* Begin Records shown *

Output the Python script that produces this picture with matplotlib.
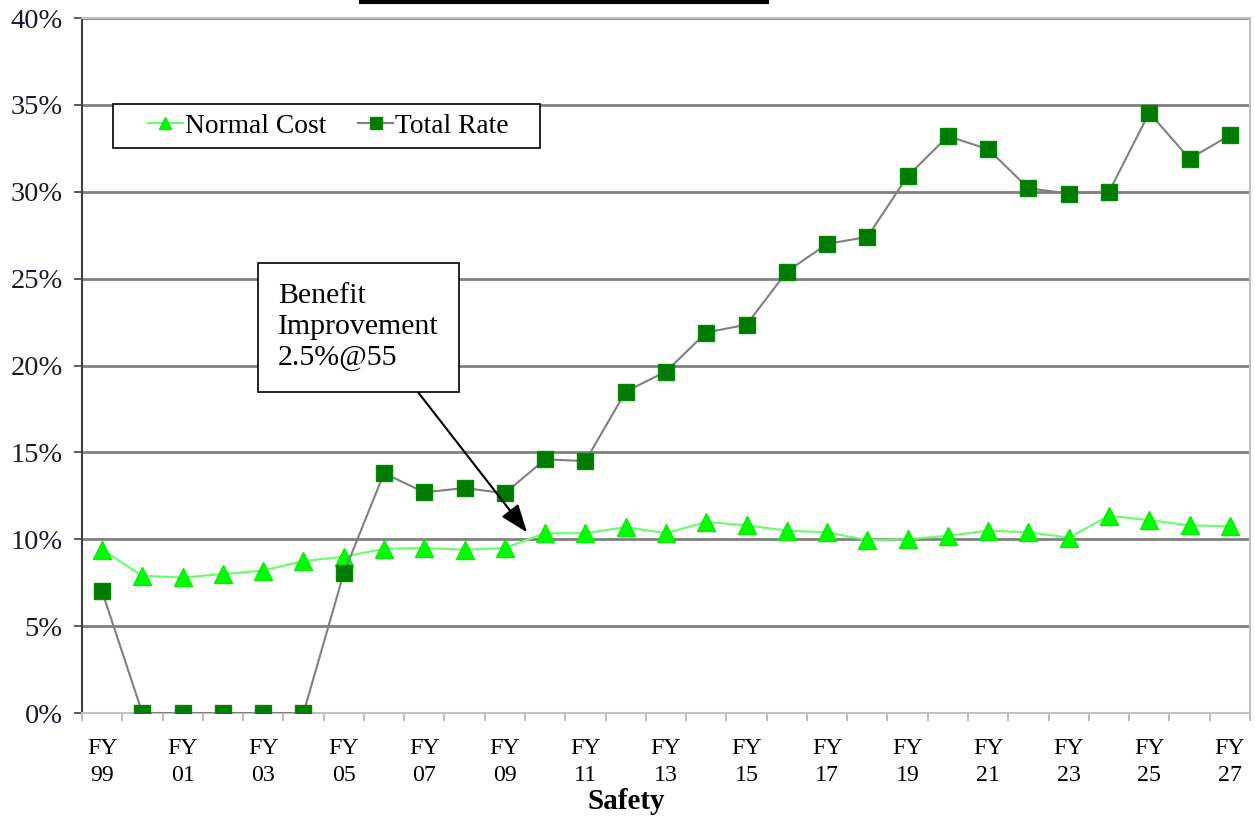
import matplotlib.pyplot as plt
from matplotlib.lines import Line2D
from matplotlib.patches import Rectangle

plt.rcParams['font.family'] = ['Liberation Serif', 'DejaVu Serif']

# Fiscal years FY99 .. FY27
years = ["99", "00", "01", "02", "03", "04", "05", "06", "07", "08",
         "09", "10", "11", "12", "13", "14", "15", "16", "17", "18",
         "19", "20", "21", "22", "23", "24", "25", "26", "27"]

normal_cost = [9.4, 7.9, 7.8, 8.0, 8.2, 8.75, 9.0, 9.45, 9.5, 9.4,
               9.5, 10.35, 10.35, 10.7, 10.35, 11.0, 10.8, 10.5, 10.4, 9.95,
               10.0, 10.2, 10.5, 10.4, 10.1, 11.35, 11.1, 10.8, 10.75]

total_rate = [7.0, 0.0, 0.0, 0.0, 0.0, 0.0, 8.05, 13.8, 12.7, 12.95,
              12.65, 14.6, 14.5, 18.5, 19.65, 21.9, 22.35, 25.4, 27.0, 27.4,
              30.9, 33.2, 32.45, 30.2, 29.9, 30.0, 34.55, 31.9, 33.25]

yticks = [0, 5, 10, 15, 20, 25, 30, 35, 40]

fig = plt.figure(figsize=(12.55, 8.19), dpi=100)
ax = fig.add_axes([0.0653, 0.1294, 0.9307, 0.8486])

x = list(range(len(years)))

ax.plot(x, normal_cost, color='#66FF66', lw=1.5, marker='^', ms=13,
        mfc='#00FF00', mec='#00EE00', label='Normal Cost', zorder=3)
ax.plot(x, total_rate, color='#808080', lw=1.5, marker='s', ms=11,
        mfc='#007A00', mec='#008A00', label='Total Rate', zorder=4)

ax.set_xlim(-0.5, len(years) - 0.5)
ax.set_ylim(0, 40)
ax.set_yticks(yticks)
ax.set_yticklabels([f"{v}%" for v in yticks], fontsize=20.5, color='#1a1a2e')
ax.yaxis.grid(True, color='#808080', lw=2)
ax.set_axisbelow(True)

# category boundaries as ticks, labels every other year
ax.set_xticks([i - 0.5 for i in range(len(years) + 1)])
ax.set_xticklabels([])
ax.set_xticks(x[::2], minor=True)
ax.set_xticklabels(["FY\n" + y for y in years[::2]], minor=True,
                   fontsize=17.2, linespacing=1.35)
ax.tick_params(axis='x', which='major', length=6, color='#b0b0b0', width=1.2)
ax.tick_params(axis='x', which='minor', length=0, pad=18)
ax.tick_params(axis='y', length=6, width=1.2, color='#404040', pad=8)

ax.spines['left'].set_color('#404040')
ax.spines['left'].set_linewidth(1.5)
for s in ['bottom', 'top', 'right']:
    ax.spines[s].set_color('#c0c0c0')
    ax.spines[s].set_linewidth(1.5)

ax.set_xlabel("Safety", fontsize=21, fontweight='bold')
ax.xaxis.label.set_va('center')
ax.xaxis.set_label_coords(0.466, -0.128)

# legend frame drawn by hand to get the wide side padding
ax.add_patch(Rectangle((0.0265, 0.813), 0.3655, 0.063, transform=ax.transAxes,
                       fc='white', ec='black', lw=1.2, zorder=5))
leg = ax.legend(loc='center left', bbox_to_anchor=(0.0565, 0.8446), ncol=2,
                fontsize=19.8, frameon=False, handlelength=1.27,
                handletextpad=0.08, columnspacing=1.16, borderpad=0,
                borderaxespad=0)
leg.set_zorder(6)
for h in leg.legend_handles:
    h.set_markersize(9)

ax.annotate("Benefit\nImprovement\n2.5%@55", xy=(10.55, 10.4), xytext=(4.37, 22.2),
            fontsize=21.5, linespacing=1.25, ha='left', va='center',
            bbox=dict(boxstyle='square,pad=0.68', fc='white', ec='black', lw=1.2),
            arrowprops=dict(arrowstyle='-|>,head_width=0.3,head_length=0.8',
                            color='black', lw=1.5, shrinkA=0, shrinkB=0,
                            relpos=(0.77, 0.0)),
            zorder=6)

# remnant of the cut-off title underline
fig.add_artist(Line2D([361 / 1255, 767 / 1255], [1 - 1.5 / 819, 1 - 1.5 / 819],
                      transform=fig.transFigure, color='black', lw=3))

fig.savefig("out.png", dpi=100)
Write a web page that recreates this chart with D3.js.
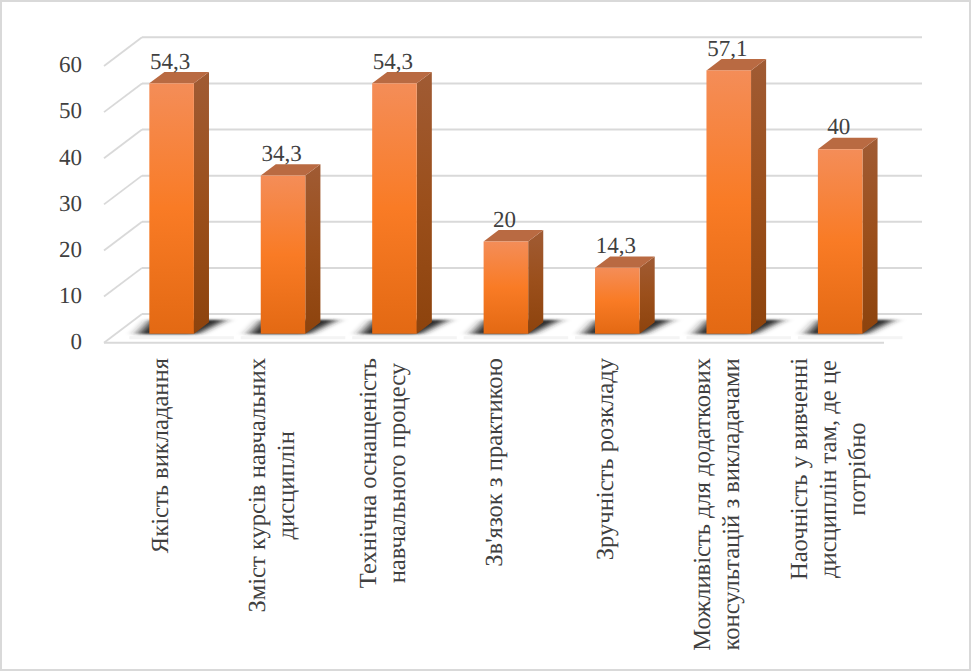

* End Records shown *
* Begin Records shown *

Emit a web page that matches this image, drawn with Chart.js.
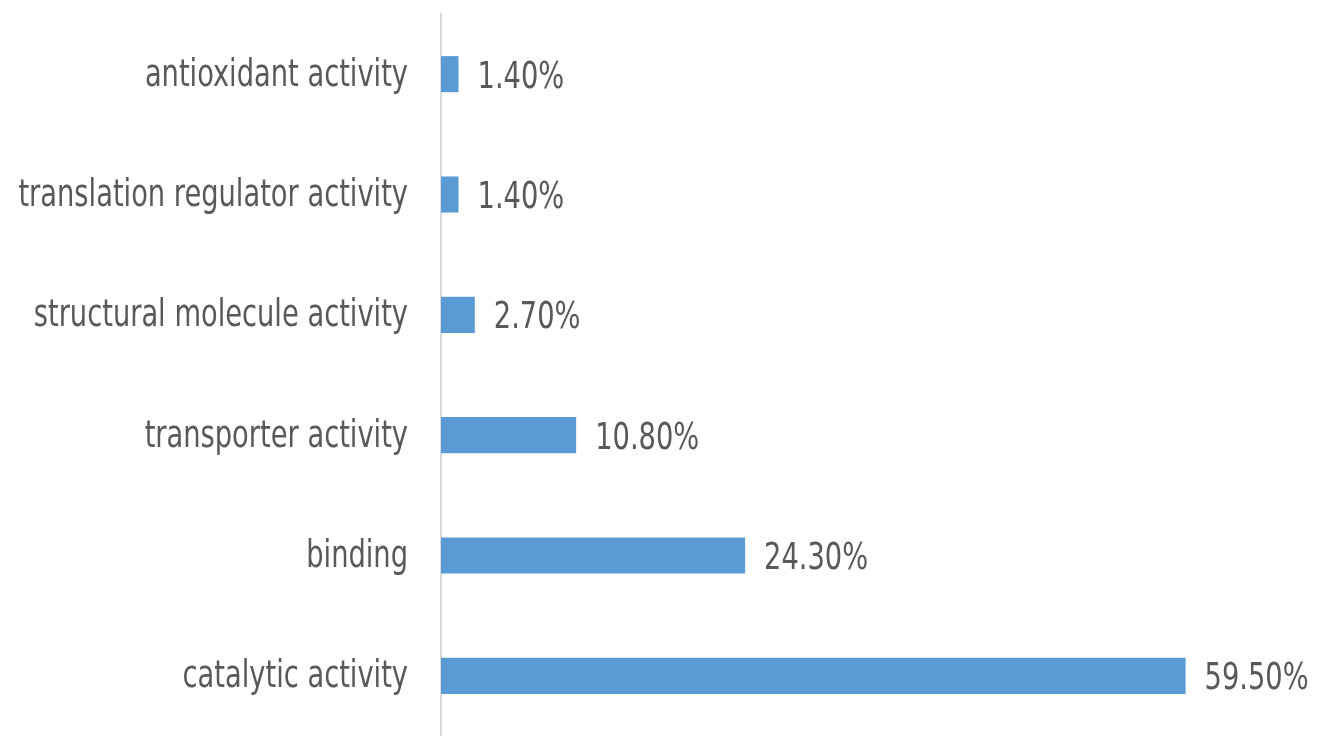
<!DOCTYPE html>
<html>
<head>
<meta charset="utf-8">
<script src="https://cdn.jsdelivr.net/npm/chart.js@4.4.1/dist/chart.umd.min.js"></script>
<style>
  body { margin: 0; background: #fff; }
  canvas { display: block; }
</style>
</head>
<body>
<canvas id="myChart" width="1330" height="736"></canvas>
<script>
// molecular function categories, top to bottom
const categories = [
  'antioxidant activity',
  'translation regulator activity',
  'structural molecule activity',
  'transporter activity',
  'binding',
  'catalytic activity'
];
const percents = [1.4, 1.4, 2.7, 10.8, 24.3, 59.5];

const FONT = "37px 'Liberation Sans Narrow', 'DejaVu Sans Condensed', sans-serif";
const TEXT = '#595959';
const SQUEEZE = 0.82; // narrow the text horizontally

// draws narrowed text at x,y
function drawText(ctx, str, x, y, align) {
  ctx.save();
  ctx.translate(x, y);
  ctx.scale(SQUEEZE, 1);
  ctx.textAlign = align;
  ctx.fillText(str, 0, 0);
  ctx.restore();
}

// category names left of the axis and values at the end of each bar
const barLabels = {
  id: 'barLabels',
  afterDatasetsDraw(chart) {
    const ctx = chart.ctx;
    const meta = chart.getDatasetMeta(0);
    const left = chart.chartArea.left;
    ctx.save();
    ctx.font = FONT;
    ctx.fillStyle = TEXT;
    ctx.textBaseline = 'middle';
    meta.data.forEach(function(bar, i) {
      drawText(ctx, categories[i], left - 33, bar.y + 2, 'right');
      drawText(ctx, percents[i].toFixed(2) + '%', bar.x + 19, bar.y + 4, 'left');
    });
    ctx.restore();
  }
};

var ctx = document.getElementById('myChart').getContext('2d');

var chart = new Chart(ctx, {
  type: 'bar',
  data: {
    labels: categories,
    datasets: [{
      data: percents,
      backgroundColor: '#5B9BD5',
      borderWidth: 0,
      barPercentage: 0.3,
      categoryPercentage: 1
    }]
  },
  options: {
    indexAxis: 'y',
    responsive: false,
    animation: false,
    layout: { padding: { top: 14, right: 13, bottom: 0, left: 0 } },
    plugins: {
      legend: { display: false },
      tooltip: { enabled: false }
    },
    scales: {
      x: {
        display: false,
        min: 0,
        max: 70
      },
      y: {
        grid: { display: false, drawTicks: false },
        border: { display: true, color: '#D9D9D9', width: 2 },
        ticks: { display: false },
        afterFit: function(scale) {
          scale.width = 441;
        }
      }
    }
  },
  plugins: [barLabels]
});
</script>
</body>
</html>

* End Records shown *

■ Directive:
Of the lines above, quote exactly those from the one with "Output the Python" through the one with "ax.set_axisbelow(True)", ends included; pictures stay out.

■ Solved problem:
Output the Python script that produces this picture with matplotlib.
import matplotlib.pyplot as plt
from matplotlib.lines import Line2D
from matplotlib.patches import Rectangle

plt.rcParams['font.family'] = ['Liberation Serif', 'DejaVu Serif']

# Fiscal years FY99 .. FY27
years = ["99", "00", "01", "02", "03", "04", "05", "06", "07", "08",
         "09", "10", "11", "12", "13", "14", "15", "16", "17", "18",
         "19", "20", "21", "22", "23", "24", "25", "26", "27"]

normal_cost = [9.4, 7.9, 7.8, 8.0, 8.2, 8.75, 9.0, 9.45, 9.5, 9.4,
               9.5, 10.35, 10.35, 10.7, 10.35, 11.0, 10.8, 10.5, 10.4, 9.95,
               10.0, 10.2, 10.5, 10.4, 10.1, 11.35, 11.1, 10.8, 10.75]

total_rate = [7.0, 0.0, 0.0, 0.0, 0.0, 0.0, 8.05, 13.8, 12.7, 12.95,
              12.65, 14.6, 14.5, 18.5, 19.65, 21.9, 22.35, 25.4, 27.0, 27.4,
              30.9, 33.2, 32.45, 30.2, 29.9, 30.0, 34.55, 31.9, 33.25]

yticks = [0, 5, 10, 15, 20, 25, 30, 35, 40]

fig = plt.figure(figsize=(12.55, 8.19), dpi=100)
ax = fig.add_axes([0.0653, 0.1294, 0.9307, 0.8486])

x = list(range(len(years)))

ax.plot(x, normal_cost, color='#66FF66', lw=1.5, marker='^', ms=13,
        mfc='#00FF00', mec='#00EE00', label='Normal Cost', zorder=3)
ax.plot(x, total_rate, color='#808080', lw=1.5, marker='s', ms=11,
        mfc='#007A00', mec='#008A00', label='Total Rate', zorder=4)

ax.set_xlim(-0.5, len(years) - 0.5)
ax.set_ylim(0, 40)
ax.set_yticks(yticks)
ax.set_yticklabels([f"{v}%" for v in yticks], fontsize=20.5, color='#1a1a2e')
ax.yaxis.grid(True, color='#808080', lw=2)
ax.set_axisbelow(True)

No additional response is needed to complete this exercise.